Let’s also check the distribution of the classes in the dataset.

[ ]:

for split_name, table_split in random_splits.items():
    num_dogs = sum(1 for row in table_split if row[1] == 1)
    num_cats = len(table_split) - num_dogs
    print(f"{split_name} - dogs: {num_dogs}, cats: {num_cats}")

Stratified sampling¶

One problem with random sampling is there is no guarantee the distribution of classes is consistent across classes. Notice how there are no cats in the test set! This is where stratified sampling comes in. In this case, the data is sampled such that the fraction of each class (or some other property of a row) is consistent across the splits.

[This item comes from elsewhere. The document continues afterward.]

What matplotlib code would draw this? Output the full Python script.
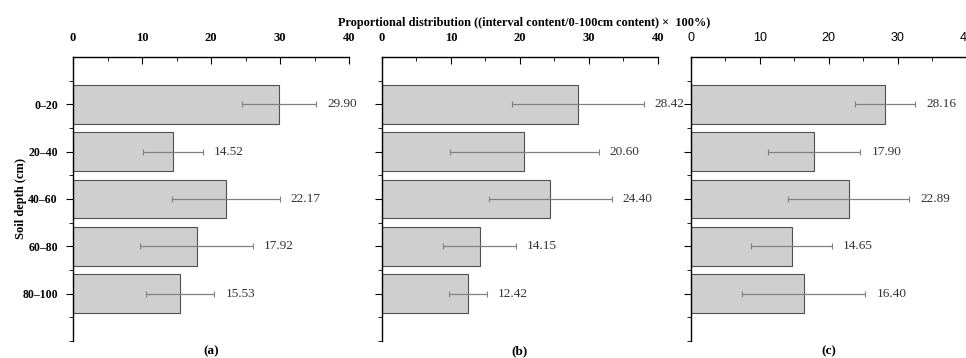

Note that to use stratified sampling, we need to specify which column or property to split by. Here we select 1, which means the second element in a given row (which is the class index for this dataset).

[ ]:

splits_stratified = split_table(
    table=table,
    splits={"train": 0.7, "val": 0.3},
    split_strategy="stratified",
    split_by=1,  # Each row is a tuple, we want to split by the second element, the class index
)

splits_stratified

Let’s verify that each split has both dogs and cats!

[ ]:

for split_name, table_split in splits_stratified.items():
    num_dogs = sum(1 for row in table_split if row[1] == 1)
    num_cats = len(table_split) - num_dogs
    print(f"{split_name} - dogs: {num_dogs}, cats: {num_cats}")

Sampling by traversal index¶

While stratified sampling is a good way of ensuring a consistent distribution of each class, many datasets have further imbalances inherent in the samples. One such example is a dataset where a small subset of images are taken at night, and we would like to ensure that each split gets some night-time images. We would like to ensure that such properties are also considered when splitting our dataset, and this is where sampling by traversal index comes in.

In order to sample by traversal index, we need to point at a column with embeddings. This could be from a pretrained model such as in add-embeddings, or with your own model. From this, the splits are created such that they are stratified with respect to the embeddings.

We first need a table with an embeddings column.

[ ]:

table_with_embeddings = tlc.Table.from_names(
    project_name="3LC Tutorials - COCO128",
    dataset_name="COCO128",
    table_name="reduced_0000",
)

[ ]:

table_with_embeddings[0]["embedding_pacmap"]

[ ]:

splits_traversal_index = split_table(
    table_with_embeddings,
    splits={"train_traversal_index": 0.8, "val_traversal_index": 0.1, "test_traversal_index": 0.1},
    split_strategy="traversal_index",
    split_by="embedding_pacmap",
)

[ ]:

for split_name, table_split in splits_traversal_index.items():
    print(f"{split_name} - {len(table_split)} samples")

These splits can be visualized in the 3LC Dashboard, but let’s also show them here in the notebook!

[ ]:

sns.set_theme()

for split_name, tbl in reversed(splits_traversal_index.items()):
    embeddings = [row["embedding_pacmap"] for row in tbl]
    plt.scatter(x=[x[0] for x in embeddings], y=[x[1] for x in embeddings], label=split_name)

plt.legend()
plt.show()